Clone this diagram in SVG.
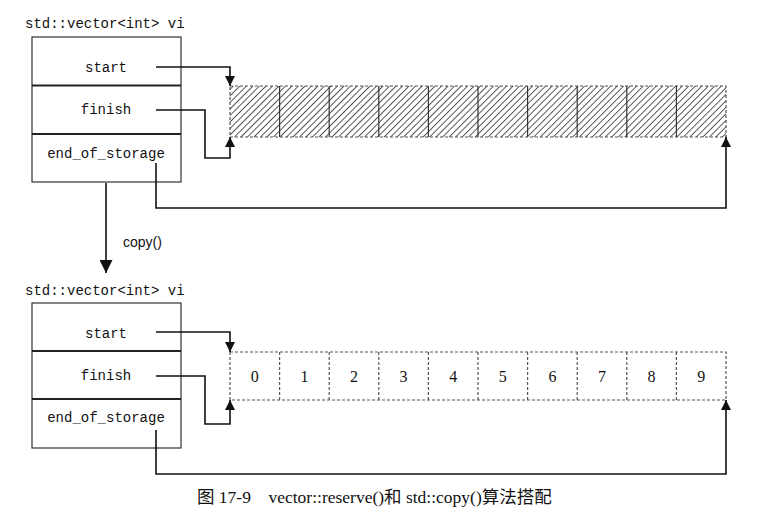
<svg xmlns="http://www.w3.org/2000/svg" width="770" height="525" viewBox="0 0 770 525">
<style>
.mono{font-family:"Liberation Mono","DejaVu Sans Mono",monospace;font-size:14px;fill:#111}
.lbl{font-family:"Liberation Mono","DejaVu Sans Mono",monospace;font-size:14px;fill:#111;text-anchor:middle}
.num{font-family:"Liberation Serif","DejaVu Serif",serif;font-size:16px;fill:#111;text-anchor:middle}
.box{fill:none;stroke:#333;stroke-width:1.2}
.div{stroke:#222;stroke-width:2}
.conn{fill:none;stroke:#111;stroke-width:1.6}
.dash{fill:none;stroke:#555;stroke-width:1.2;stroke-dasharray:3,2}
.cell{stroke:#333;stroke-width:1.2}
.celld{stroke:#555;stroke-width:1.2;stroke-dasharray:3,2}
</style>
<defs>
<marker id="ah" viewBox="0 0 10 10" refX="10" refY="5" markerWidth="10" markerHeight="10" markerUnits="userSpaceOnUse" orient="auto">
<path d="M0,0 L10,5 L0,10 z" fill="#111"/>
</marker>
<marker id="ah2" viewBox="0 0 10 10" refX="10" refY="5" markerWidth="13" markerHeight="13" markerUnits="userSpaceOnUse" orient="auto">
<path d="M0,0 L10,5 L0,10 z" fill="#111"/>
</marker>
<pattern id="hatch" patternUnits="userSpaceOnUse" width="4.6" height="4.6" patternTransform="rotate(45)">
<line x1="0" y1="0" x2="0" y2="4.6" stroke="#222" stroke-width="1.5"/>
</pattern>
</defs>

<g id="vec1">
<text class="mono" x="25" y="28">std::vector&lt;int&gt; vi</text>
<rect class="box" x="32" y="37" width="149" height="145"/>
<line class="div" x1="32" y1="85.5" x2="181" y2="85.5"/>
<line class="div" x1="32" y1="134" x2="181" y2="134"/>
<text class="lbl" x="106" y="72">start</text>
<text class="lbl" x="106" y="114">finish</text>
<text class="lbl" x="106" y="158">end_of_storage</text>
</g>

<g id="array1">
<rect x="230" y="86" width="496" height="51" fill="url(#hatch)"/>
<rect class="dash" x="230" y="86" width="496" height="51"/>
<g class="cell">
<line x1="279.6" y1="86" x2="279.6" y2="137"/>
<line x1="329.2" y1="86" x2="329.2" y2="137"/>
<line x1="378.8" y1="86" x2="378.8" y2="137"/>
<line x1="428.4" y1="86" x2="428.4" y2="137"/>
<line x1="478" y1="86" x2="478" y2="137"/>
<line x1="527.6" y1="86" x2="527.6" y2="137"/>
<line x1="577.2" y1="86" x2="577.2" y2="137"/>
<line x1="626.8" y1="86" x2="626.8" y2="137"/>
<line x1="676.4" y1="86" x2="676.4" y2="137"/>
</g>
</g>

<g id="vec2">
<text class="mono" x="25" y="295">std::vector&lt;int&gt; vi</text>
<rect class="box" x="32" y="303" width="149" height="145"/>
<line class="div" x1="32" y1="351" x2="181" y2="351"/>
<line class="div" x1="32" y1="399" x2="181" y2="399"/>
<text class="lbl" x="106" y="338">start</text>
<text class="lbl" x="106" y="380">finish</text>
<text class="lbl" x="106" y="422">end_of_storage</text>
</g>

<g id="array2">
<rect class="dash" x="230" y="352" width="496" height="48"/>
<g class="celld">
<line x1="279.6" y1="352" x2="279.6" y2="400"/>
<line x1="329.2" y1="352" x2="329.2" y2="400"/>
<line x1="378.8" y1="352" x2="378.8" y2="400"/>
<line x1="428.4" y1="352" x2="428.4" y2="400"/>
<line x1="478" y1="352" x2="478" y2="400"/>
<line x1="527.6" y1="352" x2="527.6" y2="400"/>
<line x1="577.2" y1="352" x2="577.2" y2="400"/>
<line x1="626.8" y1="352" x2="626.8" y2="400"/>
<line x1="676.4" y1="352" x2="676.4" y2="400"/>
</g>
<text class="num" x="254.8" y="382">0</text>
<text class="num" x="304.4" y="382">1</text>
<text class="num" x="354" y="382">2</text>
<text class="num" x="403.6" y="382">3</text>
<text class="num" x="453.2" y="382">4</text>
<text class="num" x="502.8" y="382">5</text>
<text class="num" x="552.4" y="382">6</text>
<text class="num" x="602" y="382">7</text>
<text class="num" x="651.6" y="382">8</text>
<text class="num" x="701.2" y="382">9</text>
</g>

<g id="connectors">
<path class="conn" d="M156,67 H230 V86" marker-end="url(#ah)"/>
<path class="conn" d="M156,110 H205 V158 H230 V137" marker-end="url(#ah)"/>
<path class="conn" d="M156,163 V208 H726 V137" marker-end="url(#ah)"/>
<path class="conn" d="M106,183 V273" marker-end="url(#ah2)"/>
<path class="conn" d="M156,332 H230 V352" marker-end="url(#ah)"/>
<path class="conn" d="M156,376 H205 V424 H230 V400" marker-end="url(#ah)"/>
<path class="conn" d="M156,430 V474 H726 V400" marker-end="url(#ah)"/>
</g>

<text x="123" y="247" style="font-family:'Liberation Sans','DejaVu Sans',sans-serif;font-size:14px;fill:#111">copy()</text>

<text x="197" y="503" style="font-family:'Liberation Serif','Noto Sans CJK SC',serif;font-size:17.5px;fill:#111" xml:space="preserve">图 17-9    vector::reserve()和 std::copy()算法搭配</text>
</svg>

#### Work required:
Each line of the material must be retyped exactly, except that images are omitted.

#### Answer:
Clone this diagram in SVG.
<svg xmlns="http://www.w3.org/2000/svg" width="770" height="525" viewBox="0 0 770 525">
<style>
.mono{font-family:"Liberation Mono","DejaVu Sans Mono",monospace;font-size:14px;fill:#111}
.lbl{font-family:"Liberation Mono","DejaVu Sans Mono",monospace;font-size:14px;fill:#111;text-anchor:middle}
.num{font-family:"Liberation Serif","DejaVu Serif",serif;font-size:16px;fill:#111;text-anchor:middle}
.box{fill:none;stroke:#333;stroke-width:1.2}
.div{stroke:#222;stroke-width:2}
.conn{fill:none;stroke:#111;stroke-width:1.6}
.dash{fill:none;stroke:#555;stroke-width:1.2;stroke-dasharray:3,2}
.cell{stroke:#333;stroke-width:1.2}
.celld{stroke:#555;stroke-width:1.2;stroke-dasharray:3,2}
</style>
<defs>
<marker id="ah" viewBox="0 0 10 10" refX="10" refY="5" markerWidth="10" markerHeight="10" markerUnits="userSpaceOnUse" orient="auto">
<path d="M0,0 L10,5 L0,10 z" fill="#111"/>
</marker>
<marker id="ah2" viewBox="0 0 10 10" refX="10" refY="5" markerWidth="13" markerHeight="13" markerUnits="userSpaceOnUse" orient="auto">
<path d="M0,0 L10,5 L0,10 z" fill="#111"/>
</marker>
<pattern id="hatch" patternUnits="userSpaceOnUse" width="4.6" height="4.6" patternTransform="rotate(45)">
<line x1="0" y1="0" x2="0" y2="4.6" stroke="#222" stroke-width="1.5"/>
</pattern>
</defs>

<g id="vec1">
<text class="mono" x="25" y="28">std::vector&lt;int&gt; vi</text>
<rect class="box" x="32" y="37" width="149" height="145"/>
<line class="div" x1="32" y1="85.5" x2="181" y2="85.5"/>
<line class="div" x1="32" y1="134" x2="181" y2="134"/>
<text class="lbl" x="106" y="72">start</text>
<text class="lbl" x="106" y="114">finish</text>
<text class="lbl" x="106" y="158">end_of_storage</text>
</g>

<g id="array1">
<rect x="230" y="86" width="496" height="51" fill="url(#hatch)"/>
<rect class="dash" x="230" y="86" width="496" height="51"/>
<g class="cell">
<line x1="279.6" y1="86" x2="279.6" y2="137"/>
<line x1="329.2" y1="86" x2="329.2" y2="137"/>
<line x1="378.8" y1="86" x2="378.8" y2="137"/>
<line x1="428.4" y1="86" x2="428.4" y2="137"/>
<line x1="478" y1="86" x2="478" y2="137"/>
<line x1="527.6" y1="86" x2="527.6" y2="137"/>
<line x1="577.2" y1="86" x2="577.2" y2="137"/>
<line x1="626.8" y1="86" x2="626.8" y2="137"/>
<line x1="676.4" y1="86" x2="676.4" y2="137"/>
</g>
</g>

<g id="vec2">
<text class="mono" x="25" y="295">std::vector&lt;int&gt; vi</text>
<rect class="box" x="32" y="303" width="149" height="145"/>
<line class="div" x1="32" y1="351" x2="181" y2="351"/>
<line class="div" x1="32" y1="399" x2="181" y2="399"/>
<text class="lbl" x="106" y="338">start</text>
<text class="lbl" x="106" y="380">finish</text>
<text class="lbl" x="106" y="422">end_of_storage</text>
</g>

<g id="array2">
<rect class="dash" x="230" y="352" width="496" height="48"/>
<g class="celld">
<line x1="279.6" y1="352" x2="279.6" y2="400"/>
<line x1="329.2" y1="352" x2="329.2" y2="400"/>
<line x1="378.8" y1="352" x2="378.8" y2="400"/>
<line x1="428.4" y1="352" x2="428.4" y2="400"/>
<line x1="478" y1="352" x2="478" y2="400"/>
<line x1="527.6" y1="352" x2="527.6" y2="400"/>
<line x1="577.2" y1="352" x2="577.2" y2="400"/>
<line x1="626.8" y1="352" x2="626.8" y2="400"/>
<line x1="676.4" y1="352" x2="676.4" y2="400"/>
</g>
<text class="num" x="254.8" y="382">0</text>
<text class="num" x="304.4" y="382">1</text>
<text class="num" x="354" y="382">2</text>
<text class="num" x="403.6" y="382">3</text>
<text class="num" x="453.2" y="382">4</text>
<text class="num" x="502.8" y="382">5</text>
<text class="num" x="552.4" y="382">6</text>
<text class="num" x="602" y="382">7</text>
<text class="num" x="651.6" y="382">8</text>
<text class="num" x="701.2" y="382">9</text>
</g>

<g id="connectors">
<path class="conn" d="M156,67 H230 V86" marker-end="url(#ah)"/>
<path class="conn" d="M156,110 H205 V158 H230 V137" marker-end="url(#ah)"/>
<path class="conn" d="M156,163 V208 H726 V137" marker-end="url(#ah)"/>
<path class="conn" d="M106,183 V273" marker-end="url(#ah2)"/>
<path class="conn" d="M156,332 H230 V352" marker-end="url(#ah)"/>
<path class="conn" d="M156,376 H205 V424 H230 V400" marker-end="url(#ah)"/>
<path class="conn" d="M156,430 V474 H726 V400" marker-end="url(#ah)"/>
</g>

<text x="123" y="247" style="font-family:'Liberation Sans','DejaVu Sans',sans-serif;font-size:14px;fill:#111">copy()</text>

<text x="197" y="503" style="font-family:'Liberation Serif','Noto Sans CJK SC',serif;font-size:17.5px;fill:#111" xml:space="preserve">图 17-9    vector::reserve()和 std::copy()算法搭配</text>
</svg>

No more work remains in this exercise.